§ GIVEN EXERCISE:
Exclude the pictures and return every line exactly as written.

━━━━━━━━━━━━━━━━

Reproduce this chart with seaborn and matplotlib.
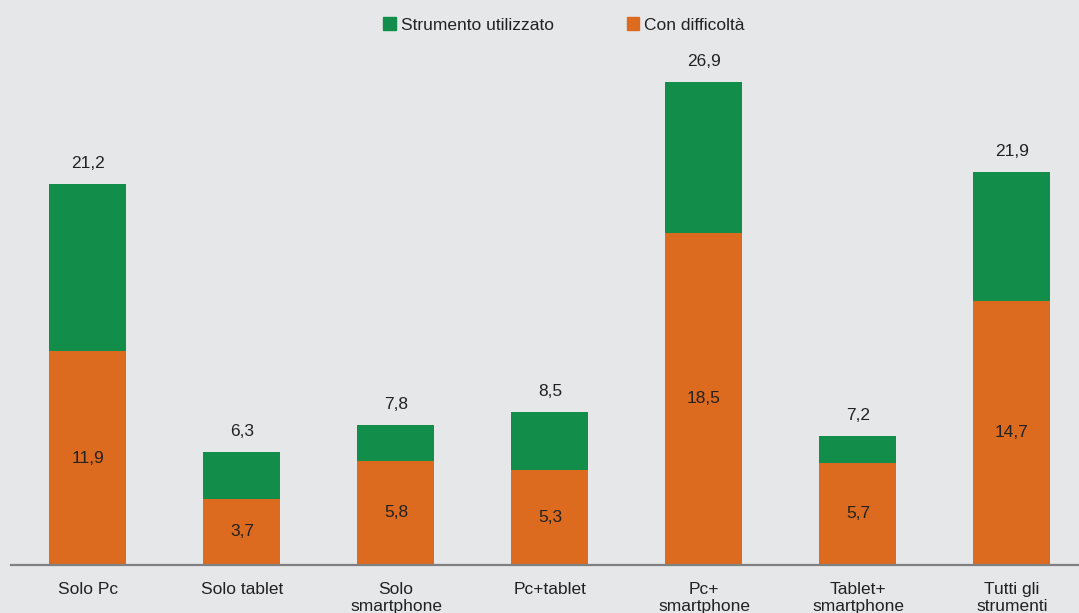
import matplotlib
matplotlib.use("Agg")
import matplotlib.pyplot as plt
import seaborn as sns
import pandas as pd
from matplotlib.patches import Patch

categories = ["Solo Pc", "Solo tablet", "Solo\nsmartphone", "Pc+tablet",
              "Pc+\nsmartphone", "Tablet+\nsmartphone", "Tutti gli\nstrumenti"]
strumento_utilizzato = [21.2, 6.3, 7.8, 8.5, 26.9, 7.2, 21.9]
con_difficolta = [11.9, 3.7, 5.8, 5.3, 18.5, 5.7, 14.7]

GREEN = "#128e4a"
ORANGE = "#dc6a1f"
BG = "#e6e7e9"
TXT = "#222222"

sns.set_theme(style="white")
plt.rcParams["font.family"] = ["Liberation Sans", "DejaVu Sans"]

df = pd.DataFrame({"cat": categories, "tot": strumento_utilizzato, "diff": con_difficolta})

fig = plt.figure(figsize=(10.79, 6.13), dpi=100, facecolor=BG)
ax = fig.add_axes([11/1079, 48/613, 1078/1079, 565/613])
ax.set_facecolor(BG)

sns.barplot(data=df, x="cat", y="tot", color=GREEN, width=0.5, ax=ax,
            linewidth=0, saturation=1)
sns.barplot(data=df, x="cat", y="diff", color=ORANGE, width=0.5, ax=ax,
            linewidth=0, saturation=1)

ax.set_xlim(-0.5, 6.5)
ax.set_ylim(0, 31.46)
ax.set_xlabel("")
ax.set_ylabel("")
ax.set_yticks([])

for i, (t, d) in enumerate(zip(strumento_utilizzato, con_difficolta)):
    ax.text(i, t + 1.15, f"{t:.1f}".replace(".", ","), ha="center", va="center",
            fontsize=12.5, color=TXT)
    ax.text(i, d / 2, f"{d:.1f}".replace(".", ","), ha="center", va="center",
            fontsize=12.5, color=TXT)

for s in ["top", "right", "left"]:
    ax.spines[s].set_visible(False)
ax.spines["bottom"].set_color("#808080")
ax.spines["bottom"].set_linewidth(1.6)

ax.set_xticks(range(len(categories)))
ax.set_xticklabels(categories, fontsize=12.5, color=TXT, linespacing=1.2)
ax.tick_params(axis="x", which="major", length=0, pad=12)
ax.set_xticks([i - 0.5 for i in range(len(categories) + 1)], minor=True)
ax.tick_params(axis="x", which="minor", length=6, width=1.6, color="#808080", direction="out")

handles = [Patch(color=GREEN, label="Strumento utilizzato"),
           Patch(color=ORANGE, label="Con difficoltà")]
fig.legend(handles=handles, loc="center", bbox_to_anchor=(564/1079, 1 - 25/613), ncol=2,
           frameon=False, fontsize=12.5, handlelength=0.7, handleheight=0.7,
           handletextpad=0.3, columnspacing=4.2, labelcolor=TXT)

fig.savefig("out.png", dpi=100, facecolor=BG)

━━━━━━━━━━━━━━━━

§ TASK ANSWER:
Reproduce this chart with seaborn and matplotlib.
import matplotlib
matplotlib.use("Agg")
import matplotlib.pyplot as plt
import seaborn as sns
import pandas as pd
from matplotlib.patches import Patch

categories = ["Solo Pc", "Solo tablet", "Solo\nsmartphone", "Pc+tablet",
              "Pc+\nsmartphone", "Tablet+\nsmartphone", "Tutti gli\nstrumenti"]
strumento_utilizzato = [21.2, 6.3, 7.8, 8.5, 26.9, 7.2, 21.9]
con_difficolta = [11.9, 3.7, 5.8, 5.3, 18.5, 5.7, 14.7]

GREEN = "#128e4a"
ORANGE = "#dc6a1f"
BG = "#e6e7e9"
TXT = "#222222"

sns.set_theme(style="white")
plt.rcParams["font.family"] = ["Liberation Sans", "DejaVu Sans"]

df = pd.DataFrame({"cat": categories, "tot": strumento_utilizzato, "diff": con_difficolta})

fig = plt.figure(figsize=(10.79, 6.13), dpi=100, facecolor=BG)
ax = fig.add_axes([11/1079, 48/613, 1078/1079, 565/613])
ax.set_facecolor(BG)

sns.barplot(data=df, x="cat", y="tot", color=GREEN, width=0.5, ax=ax,
            linewidth=0, saturation=1)
sns.barplot(data=df, x="cat", y="diff", color=ORANGE, width=0.5, ax=ax,
            linewidth=0, saturation=1)

ax.set_xlim(-0.5, 6.5)
ax.set_ylim(0, 31.46)
ax.set_xlabel("")
ax.set_ylabel("")
ax.set_yticks([])

for i, (t, d) in enumerate(zip(strumento_utilizzato, con_difficolta)):
    ax.text(i, t + 1.15, f"{t:.1f}".replace(".", ","), ha="center", va="center",
            fontsize=12.5, color=TXT)
    ax.text(i, d / 2, f"{d:.1f}".replace(".", ","), ha="center", va="center",
            fontsize=12.5, color=TXT)

for s in ["top", "right", "left"]:
    ax.spines[s].set_visible(False)
ax.spines["bottom"].set_color("#808080")
ax.spines["bottom"].set_linewidth(1.6)

ax.set_xticks(range(len(categories)))
ax.set_xticklabels(categories, fontsize=12.5, color=TXT, linespacing=1.2)
ax.tick_params(axis="x", which="major", length=0, pad=12)
ax.set_xticks([i - 0.5 for i in range(len(categories) + 1)], minor=True)
ax.tick_params(axis="x", which="minor", length=6, width=1.6, color="#808080", direction="out")

handles = [Patch(color=GREEN, label="Strumento utilizzato"),
           Patch(color=ORANGE, label="Con difficoltà")]
fig.legend(handles=handles, loc="center", bbox_to_anchor=(564/1079, 1 - 25/613), ncol=2,
           frameon=False, fontsize=12.5, handlelength=0.7, handleheight=0.7,
           handletextpad=0.3, columnspacing=4.2, labelcolor=TXT)

fig.savefig("out.png", dpi=100, facecolor=BG)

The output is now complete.